_MATERIAL PROVIDED:_
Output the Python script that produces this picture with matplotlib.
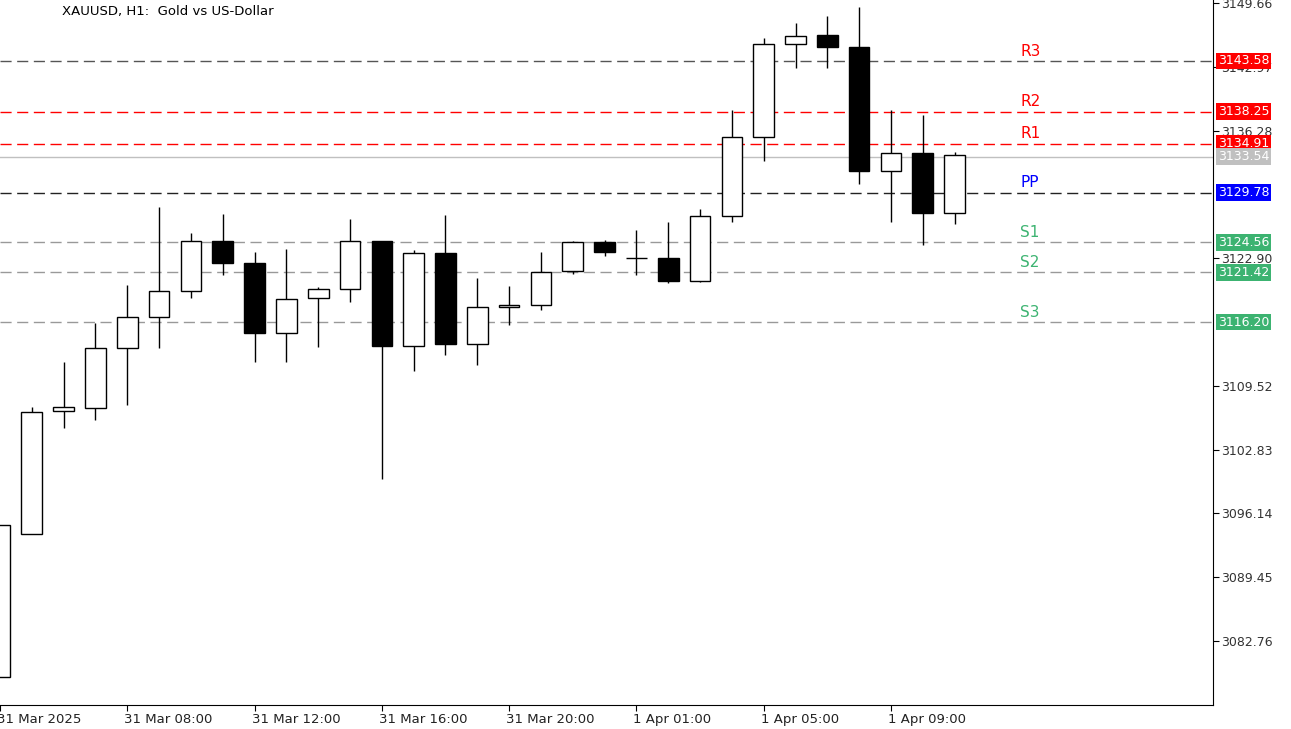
import matplotlib
matplotlib.use("Agg")
import matplotlib.pyplot as plt
from matplotlib.patches import Rectangle

opens  = [3078.98,3093.97,3106.87,3107.19,3113.48,3116.73,3119.46,3124.70,3122.39,3115.05,3118.72,3119.66,3124.70,3113.69,3123.44,3113.90,3117.78,3117.99,3121.55,3124.59,3122.92,3122.92,3120.50,3127.32,3135.60,3145.36,3146.30,3145.04,3132.04,3133.93,3127.63]
highs  = [3094.92,3107.29,3112.01,3116.10,3120.08,3128.26,3125.54,3127.53,3123.55,3123.86,3119.88,3127.01,3124.70,3123.75,3127.43,3120.82,3119.98,3123.55,3124.70,3124.80,3125.85,3126.69,3128.05,3138.44,3145.99,3147.56,3148.29,3149.24,3138.44,3137.91,3134.03]
lows   = [3078.98,3093.97,3105.09,3105.93,3107.50,3113.48,3118.72,3121.13,3112.01,3112.01,3113.58,3118.30,3099.74,3111.07,3112.74,3111.70,3115.89,3117.46,3121.24,3123.13,3121.13,3120.29,3120.40,3126.69,3133.09,3142.84,3142.84,3130.68,3126.69,3124.28,3126.48]
closes = [3094.92,3106.77,3107.29,3113.48,3116.73,3119.46,3124.70,3122.39,3115.05,3118.62,3119.66,3124.70,3113.69,3123.44,3113.90,3117.78,3117.99,3121.45,3124.59,3123.55,3122.92,3120.50,3127.32,3135.60,3145.36,3146.20,3145.04,3132.04,3133.93,3127.63,3133.72]
time_labels = ["31 Mar 2025","31 Mar 08:00","31 Mar 12:00","31 Mar 16:00","31 Mar 20:00","1 Apr 01:00","1 Apr 05:00","1 Apr 09:00"]
time_pos = [0,4,8,12,16,20,24,28]
yticks = [3149.66,3142.97,3136.28,3122.90,3109.52,3102.83,3096.14,3089.45,3082.76]
piv_names = ["R3","R2","R1","PP","S1","S2","S3"]
piv_vals = [3143.58,3138.25,3134.91,3129.78,3124.56,3121.42,3116.20]
current = 3133.54

W,H = 1291,729
fig = plt.figure(figsize=(W/100,H/100),dpi=100)
ax = fig.add_axes([0,24/H,1213/W,1-24/H])
ax.set_xlim(0.22,38.12)
ax.set_ylim(3076.05,3149.97)

line_col = {"R3":"#555555","R2":"red","R1":"red","PP":"#222222","S1":"#999999","S2":"#999999","S3":"#999999"}
txt_col = {"R3":"red","R2":"red","R1":"red","PP":"blue","S1":"#3cb371","S2":"#3cb371","S3":"#3cb371"}
for n,v in zip(piv_names,piv_vals):
    ax.axhline(v,color=line_col[n],ls=(0,(8,4)),lw=1,zorder=1)
    ax.text(32.07,v+0.25,n,color=txt_col[n],fontsize=11,va="bottom",ha="left")
ax.axhline(current,color="#c0c0c0",lw=1,zorder=1)

w=0.65
for i,(o,h,l,c) in enumerate(zip(opens,highs,lows,closes)):
    ax.vlines(i,l,h,color="black",lw=1,zorder=2)
    b=min(o,c); t=max(o,c)
    if abs(t-b)<0.05:
        ax.hlines(o,i-w/2,i+w/2,color="black",lw=1,zorder=3)
    else:
        ax.add_patch(Rectangle((i-w/2,b),w,t-b,facecolor="black" if c<o else "white",edgecolor="black",lw=1,zorder=3))

ax.yaxis.tick_right()
ax.set_yticks(yticks)
ax.set_yticklabels([f"{v:.2f}" for v in yticks],fontsize=9,color="#333333")
ax.set_xticks(time_pos)
ax.set_xticklabels(time_labels,fontsize=9.5,color="#222222")
ax.tick_params(axis="x",length=4,pad=2)
ax.tick_params(axis="y",length=4,pad=2)
import matplotlib.transforms as mt
for lab in ax.get_xticklabels():
    lab.set_ha("left")
    lab.set_transform(lab.get_transform()+mt.ScaledTranslation(-0.03,0,fig.dpi_scale_trans))
for s in ["top","left"]:
    ax.spines[s].set_visible(False)

def ylab(v,fc,tc="white"):
    ax.text(1.004,v,f"{v:.2f}",transform=ax.get_yaxis_transform(),fontsize=9,color=tc,va="center",ha="left",
            bbox=dict(boxstyle="square,pad=0.15",fc=fc,ec="none"),zorder=5)
for n,v in zip(piv_names,piv_vals):
    ylab(v,txt_col[n])
ylab(current,"#c0c0c0")

fig.text(62/W,1-12/H,"XAUUSD, H1:  Gold vs US-Dollar",fontsize=9.5,va="center",ha="left")
fig.savefig("out.png",dpi=100)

_WORK REQUIRED:_ From the opening line of the listing above through the line bearing "from matplotlib.patches import Rectangle", repeat each line exactly. Drop every picture.

_REPLY:_
Output the Python script that produces this picture with matplotlib.
import matplotlib
matplotlib.use("Agg")
import matplotlib.pyplot as plt
from matplotlib.patches import Rectangle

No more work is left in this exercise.